▶ EXERCISE INSTRUCTIONS
Copy all of the material below exactly.

▶ DATASET EXTRACT

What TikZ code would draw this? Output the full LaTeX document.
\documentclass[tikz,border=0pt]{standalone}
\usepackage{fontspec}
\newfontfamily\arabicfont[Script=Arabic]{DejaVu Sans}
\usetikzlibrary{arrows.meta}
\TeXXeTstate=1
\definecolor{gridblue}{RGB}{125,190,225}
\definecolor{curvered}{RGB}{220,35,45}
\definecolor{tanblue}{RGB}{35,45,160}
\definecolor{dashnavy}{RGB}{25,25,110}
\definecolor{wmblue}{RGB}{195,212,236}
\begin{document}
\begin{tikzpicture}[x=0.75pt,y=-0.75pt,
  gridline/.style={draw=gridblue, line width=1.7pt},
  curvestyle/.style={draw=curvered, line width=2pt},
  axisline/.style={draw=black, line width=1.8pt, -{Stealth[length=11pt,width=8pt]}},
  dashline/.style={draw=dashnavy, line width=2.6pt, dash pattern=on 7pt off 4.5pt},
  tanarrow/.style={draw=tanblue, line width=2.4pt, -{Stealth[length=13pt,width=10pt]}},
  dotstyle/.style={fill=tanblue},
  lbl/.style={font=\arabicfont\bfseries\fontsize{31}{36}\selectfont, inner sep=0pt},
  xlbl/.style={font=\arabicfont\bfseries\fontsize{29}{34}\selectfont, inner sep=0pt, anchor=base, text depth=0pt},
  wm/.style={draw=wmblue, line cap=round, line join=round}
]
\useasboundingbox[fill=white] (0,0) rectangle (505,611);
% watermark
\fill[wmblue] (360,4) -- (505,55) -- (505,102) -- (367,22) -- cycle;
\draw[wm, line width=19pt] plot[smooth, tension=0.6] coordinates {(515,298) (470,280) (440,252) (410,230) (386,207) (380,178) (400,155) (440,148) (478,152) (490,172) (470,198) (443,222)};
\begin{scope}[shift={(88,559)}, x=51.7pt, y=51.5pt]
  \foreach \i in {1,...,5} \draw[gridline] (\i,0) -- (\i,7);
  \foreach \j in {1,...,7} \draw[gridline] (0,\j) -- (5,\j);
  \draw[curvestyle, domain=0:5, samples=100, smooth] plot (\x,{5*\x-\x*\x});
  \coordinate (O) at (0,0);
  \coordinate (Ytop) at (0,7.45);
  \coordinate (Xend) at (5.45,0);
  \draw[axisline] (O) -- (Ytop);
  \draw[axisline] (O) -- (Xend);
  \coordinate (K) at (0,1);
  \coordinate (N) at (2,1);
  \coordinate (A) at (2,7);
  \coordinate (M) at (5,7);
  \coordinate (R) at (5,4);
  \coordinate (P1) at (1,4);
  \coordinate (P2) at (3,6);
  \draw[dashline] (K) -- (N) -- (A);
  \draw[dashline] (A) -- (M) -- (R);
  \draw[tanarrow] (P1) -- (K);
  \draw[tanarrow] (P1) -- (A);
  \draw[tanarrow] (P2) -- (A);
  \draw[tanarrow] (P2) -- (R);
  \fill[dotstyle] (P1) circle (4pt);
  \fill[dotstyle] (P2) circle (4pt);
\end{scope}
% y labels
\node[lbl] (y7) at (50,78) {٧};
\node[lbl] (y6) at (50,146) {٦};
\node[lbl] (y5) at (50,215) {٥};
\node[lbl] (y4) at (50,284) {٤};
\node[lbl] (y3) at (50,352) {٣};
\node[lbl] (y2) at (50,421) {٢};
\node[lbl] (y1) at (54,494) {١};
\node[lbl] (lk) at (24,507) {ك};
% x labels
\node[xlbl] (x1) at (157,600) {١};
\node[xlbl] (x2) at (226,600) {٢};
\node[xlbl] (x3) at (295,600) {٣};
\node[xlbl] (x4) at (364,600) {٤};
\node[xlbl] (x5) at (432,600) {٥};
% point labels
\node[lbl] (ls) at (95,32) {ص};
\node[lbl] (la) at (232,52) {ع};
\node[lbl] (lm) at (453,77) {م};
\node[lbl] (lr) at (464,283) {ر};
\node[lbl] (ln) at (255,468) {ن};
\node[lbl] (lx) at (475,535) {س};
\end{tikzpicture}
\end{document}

▶ EXERCISE ANSWER
What TikZ code would draw this? Output the full LaTeX document.
\documentclass[tikz,border=0pt]{standalone}
\usepackage{fontspec}
\newfontfamily\arabicfont[Script=Arabic]{DejaVu Sans}
\usetikzlibrary{arrows.meta}
\TeXXeTstate=1
\definecolor{gridblue}{RGB}{125,190,225}
\definecolor{curvered}{RGB}{220,35,45}
\definecolor{tanblue}{RGB}{35,45,160}
\definecolor{dashnavy}{RGB}{25,25,110}
\definecolor{wmblue}{RGB}{195,212,236}
\begin{document}
\begin{tikzpicture}[x=0.75pt,y=-0.75pt,
  gridline/.style={draw=gridblue, line width=1.7pt},
  curvestyle/.style={draw=curvered, line width=2pt},
  axisline/.style={draw=black, line width=1.8pt, -{Stealth[length=11pt,width=8pt]}},
  dashline/.style={draw=dashnavy, line width=2.6pt, dash pattern=on 7pt off 4.5pt},
  tanarrow/.style={draw=tanblue, line width=2.4pt, -{Stealth[length=13pt,width=10pt]}},
  dotstyle/.style={fill=tanblue},
  lbl/.style={font=\arabicfont\bfseries\fontsize{31}{36}\selectfont, inner sep=0pt},
  xlbl/.style={font=\arabicfont\bfseries\fontsize{29}{34}\selectfont, inner sep=0pt, anchor=base, text depth=0pt},
  wm/.style={draw=wmblue, line cap=round, line join=round}
]
\useasboundingbox[fill=white] (0,0) rectangle (505,611);
% watermark
\fill[wmblue] (360,4) -- (505,55) -- (505,102) -- (367,22) -- cycle;
\draw[wm, line width=19pt] plot[smooth, tension=0.6] coordinates {(515,298) (470,280) (440,252) (410,230) (386,207) (380,178) (400,155) (440,148) (478,152) (490,172) (470,198) (443,222)};
\begin{scope}[shift={(88,559)}, x=51.7pt, y=51.5pt]
  \foreach \i in {1,...,5} \draw[gridline] (\i,0) -- (\i,7);
  \foreach \j in {1,...,7} \draw[gridline] (0,\j) -- (5,\j);
  \draw[curvestyle, domain=0:5, samples=100, smooth] plot (\x,{5*\x-\x*\x});
  \coordinate (O) at (0,0);
  \coordinate (Ytop) at (0,7.45);
  \coordinate (Xend) at (5.45,0);
  \draw[axisline] (O) -- (Ytop);
  \draw[axisline] (O) -- (Xend);
  \coordinate (K) at (0,1);
  \coordinate (N) at (2,1);
  \coordinate (A) at (2,7);
  \coordinate (M) at (5,7);
  \coordinate (R) at (5,4);
  \coordinate (P1) at (1,4);
  \coordinate (P2) at (3,6);
  \draw[dashline] (K) -- (N) -- (A);
  \draw[dashline] (A) -- (M) -- (R);
  \draw[tanarrow] (P1) -- (K);
  \draw[tanarrow] (P1) -- (A);
  \draw[tanarrow] (P2) -- (A);
  \draw[tanarrow] (P2) -- (R);
  \fill[dotstyle] (P1) circle (4pt);
  \fill[dotstyle] (P2) circle (4pt);
\end{scope}
% y labels
\node[lbl] (y7) at (50,78) {٧};
\node[lbl] (y6) at (50,146) {٦};
\node[lbl] (y5) at (50,215) {٥};
\node[lbl] (y4) at (50,284) {٤};
\node[lbl] (y3) at (50,352) {٣};
\node[lbl] (y2) at (50,421) {٢};
\node[lbl] (y1) at (54,494) {١};
\node[lbl] (lk) at (24,507) {ك};
% x labels
\node[xlbl] (x1) at (157,600) {١};
\node[xlbl] (x2) at (226,600) {٢};
\node[xlbl] (x3) at (295,600) {٣};
\node[xlbl] (x4) at (364,600) {٤};
\node[xlbl] (x5) at (432,600) {٥};
% point labels
\node[lbl] (ls) at (95,32) {ص};
\node[lbl] (la) at (232,52) {ع};
\node[lbl] (lm) at (453,77) {م};
\node[lbl] (lr) at (464,283) {ر};
\node[lbl] (ln) at (255,468) {ن};
\node[lbl] (lx) at (475,535) {س};
\end{tikzpicture}
\end{document}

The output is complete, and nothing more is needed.